SET EXERCISE: Copy out every line exactly, passing over the pictures.

DATA BLOCK:
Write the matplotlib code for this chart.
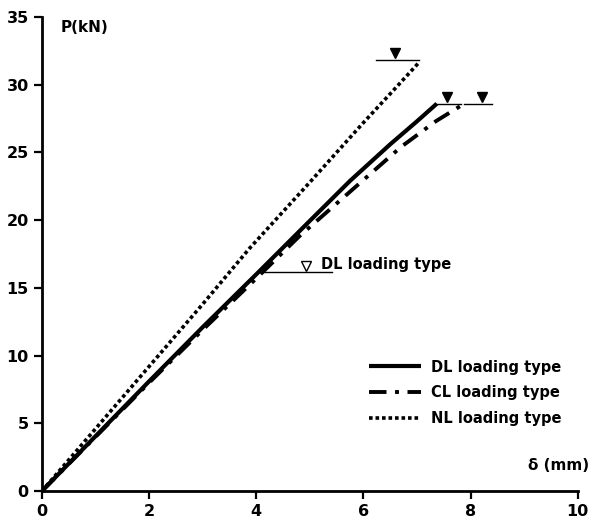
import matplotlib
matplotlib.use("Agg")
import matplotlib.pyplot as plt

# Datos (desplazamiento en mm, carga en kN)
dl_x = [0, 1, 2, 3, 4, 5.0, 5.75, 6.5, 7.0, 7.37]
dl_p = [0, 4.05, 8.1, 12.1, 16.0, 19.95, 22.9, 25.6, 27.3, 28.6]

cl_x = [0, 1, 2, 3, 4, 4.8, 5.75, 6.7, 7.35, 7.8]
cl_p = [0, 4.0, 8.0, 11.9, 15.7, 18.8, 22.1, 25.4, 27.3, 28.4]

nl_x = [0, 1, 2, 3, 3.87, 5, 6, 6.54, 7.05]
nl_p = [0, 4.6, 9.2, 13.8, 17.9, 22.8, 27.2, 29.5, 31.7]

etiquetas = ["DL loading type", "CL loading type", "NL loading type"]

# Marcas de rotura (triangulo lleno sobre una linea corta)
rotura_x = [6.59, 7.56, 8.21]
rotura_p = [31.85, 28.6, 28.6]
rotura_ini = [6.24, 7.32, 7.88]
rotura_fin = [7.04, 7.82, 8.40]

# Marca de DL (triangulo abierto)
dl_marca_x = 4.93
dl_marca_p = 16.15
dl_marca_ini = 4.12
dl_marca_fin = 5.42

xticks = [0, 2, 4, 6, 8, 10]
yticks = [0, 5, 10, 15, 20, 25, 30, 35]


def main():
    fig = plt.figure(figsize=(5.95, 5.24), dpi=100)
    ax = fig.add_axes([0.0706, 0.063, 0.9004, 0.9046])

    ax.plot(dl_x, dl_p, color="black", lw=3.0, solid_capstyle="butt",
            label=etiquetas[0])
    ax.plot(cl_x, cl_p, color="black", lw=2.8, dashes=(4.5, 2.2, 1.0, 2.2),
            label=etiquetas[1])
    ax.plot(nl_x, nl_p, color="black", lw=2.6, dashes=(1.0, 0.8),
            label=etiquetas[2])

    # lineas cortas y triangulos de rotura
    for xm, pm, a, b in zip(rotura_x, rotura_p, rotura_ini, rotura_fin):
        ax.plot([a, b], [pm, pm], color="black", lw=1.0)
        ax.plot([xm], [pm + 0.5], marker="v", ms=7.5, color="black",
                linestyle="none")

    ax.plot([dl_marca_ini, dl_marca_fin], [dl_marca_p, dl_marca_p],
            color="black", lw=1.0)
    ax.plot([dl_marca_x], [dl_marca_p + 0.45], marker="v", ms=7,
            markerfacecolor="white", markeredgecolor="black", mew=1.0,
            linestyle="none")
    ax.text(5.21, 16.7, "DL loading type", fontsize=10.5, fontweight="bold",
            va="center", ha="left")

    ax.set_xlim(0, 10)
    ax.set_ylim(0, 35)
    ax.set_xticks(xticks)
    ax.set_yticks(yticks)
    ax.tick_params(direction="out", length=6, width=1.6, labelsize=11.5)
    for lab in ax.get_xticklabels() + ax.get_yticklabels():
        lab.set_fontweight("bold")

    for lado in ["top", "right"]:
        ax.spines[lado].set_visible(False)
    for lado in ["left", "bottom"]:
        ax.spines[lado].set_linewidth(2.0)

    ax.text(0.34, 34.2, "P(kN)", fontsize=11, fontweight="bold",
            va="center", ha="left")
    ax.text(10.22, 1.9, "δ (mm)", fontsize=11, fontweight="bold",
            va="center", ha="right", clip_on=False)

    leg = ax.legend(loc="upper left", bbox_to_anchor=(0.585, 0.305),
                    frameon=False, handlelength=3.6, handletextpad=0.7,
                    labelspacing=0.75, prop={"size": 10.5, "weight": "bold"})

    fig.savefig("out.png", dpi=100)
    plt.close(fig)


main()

REPLY TO THE EXERCISE:
Write the matplotlib code for this chart.
import matplotlib
matplotlib.use("Agg")
import matplotlib.pyplot as plt

# Datos (desplazamiento en mm, carga en kN)
dl_x = [0, 1, 2, 3, 4, 5.0, 5.75, 6.5, 7.0, 7.37]
dl_p = [0, 4.05, 8.1, 12.1, 16.0, 19.95, 22.9, 25.6, 27.3, 28.6]

cl_x = [0, 1, 2, 3, 4, 4.8, 5.75, 6.7, 7.35, 7.8]
cl_p = [0, 4.0, 8.0, 11.9, 15.7, 18.8, 22.1, 25.4, 27.3, 28.4]

nl_x = [0, 1, 2, 3, 3.87, 5, 6, 6.54, 7.05]
nl_p = [0, 4.6, 9.2, 13.8, 17.9, 22.8, 27.2, 29.5, 31.7]

etiquetas = ["DL loading type", "CL loading type", "NL loading type"]

# Marcas de rotura (triangulo lleno sobre una linea corta)
rotura_x = [6.59, 7.56, 8.21]
rotura_p = [31.85, 28.6, 28.6]
rotura_ini = [6.24, 7.32, 7.88]
rotura_fin = [7.04, 7.82, 8.40]

# Marca de DL (triangulo abierto)
dl_marca_x = 4.93
dl_marca_p = 16.15
dl_marca_ini = 4.12
dl_marca_fin = 5.42

xticks = [0, 2, 4, 6, 8, 10]
yticks = [0, 5, 10, 15, 20, 25, 30, 35]


def main():
    fig = plt.figure(figsize=(5.95, 5.24), dpi=100)
    ax = fig.add_axes([0.0706, 0.063, 0.9004, 0.9046])

    ax.plot(dl_x, dl_p, color="black", lw=3.0, solid_capstyle="butt",
            label=etiquetas[0])
    ax.plot(cl_x, cl_p, color="black", lw=2.8, dashes=(4.5, 2.2, 1.0, 2.2),
            label=etiquetas[1])
    ax.plot(nl_x, nl_p, color="black", lw=2.6, dashes=(1.0, 0.8),
            label=etiquetas[2])

    # lineas cortas y triangulos de rotura
    for xm, pm, a, b in zip(rotura_x, rotura_p, rotura_ini, rotura_fin):
        ax.plot([a, b], [pm, pm], color="black", lw=1.0)
        ax.plot([xm], [pm + 0.5], marker="v", ms=7.5, color="black",
                linestyle="none")

    ax.plot([dl_marca_ini, dl_marca_fin], [dl_marca_p, dl_marca_p],
            color="black", lw=1.0)
    ax.plot([dl_marca_x], [dl_marca_p + 0.45], marker="v", ms=7,
            markerfacecolor="white", markeredgecolor="black", mew=1.0,
            linestyle="none")
    ax.text(5.21, 16.7, "DL loading type", fontsize=10.5, fontweight="bold",
            va="center", ha="left")

    ax.set_xlim(0, 10)
    ax.set_ylim(0, 35)
    ax.set_xticks(xticks)
    ax.set_yticks(yticks)
    ax.tick_params(direction="out", length=6, width=1.6, labelsize=11.5)
    for lab in ax.get_xticklabels() + ax.get_yticklabels():
        lab.set_fontweight("bold")

    for lado in ["top", "right"]:
        ax.spines[lado].set_visible(False)
    for lado in ["left", "bottom"]:
        ax.spines[lado].set_linewidth(2.0)

    ax.text(0.34, 34.2, "P(kN)", fontsize=11, fontweight="bold",
            va="center", ha="left")
    ax.text(10.22, 1.9, "δ (mm)", fontsize=11, fontweight="bold",
            va="center", ha="right", clip_on=False)

    leg = ax.legend(loc="upper left", bbox_to_anchor=(0.585, 0.305),
                    frameon=False, handlelength=3.6, handletextpad=0.7,
                    labelspacing=0.75, prop={"size": 10.5, "weight": "bold"})

    fig.savefig("out.png", dpi=100)
    plt.close(fig)


main()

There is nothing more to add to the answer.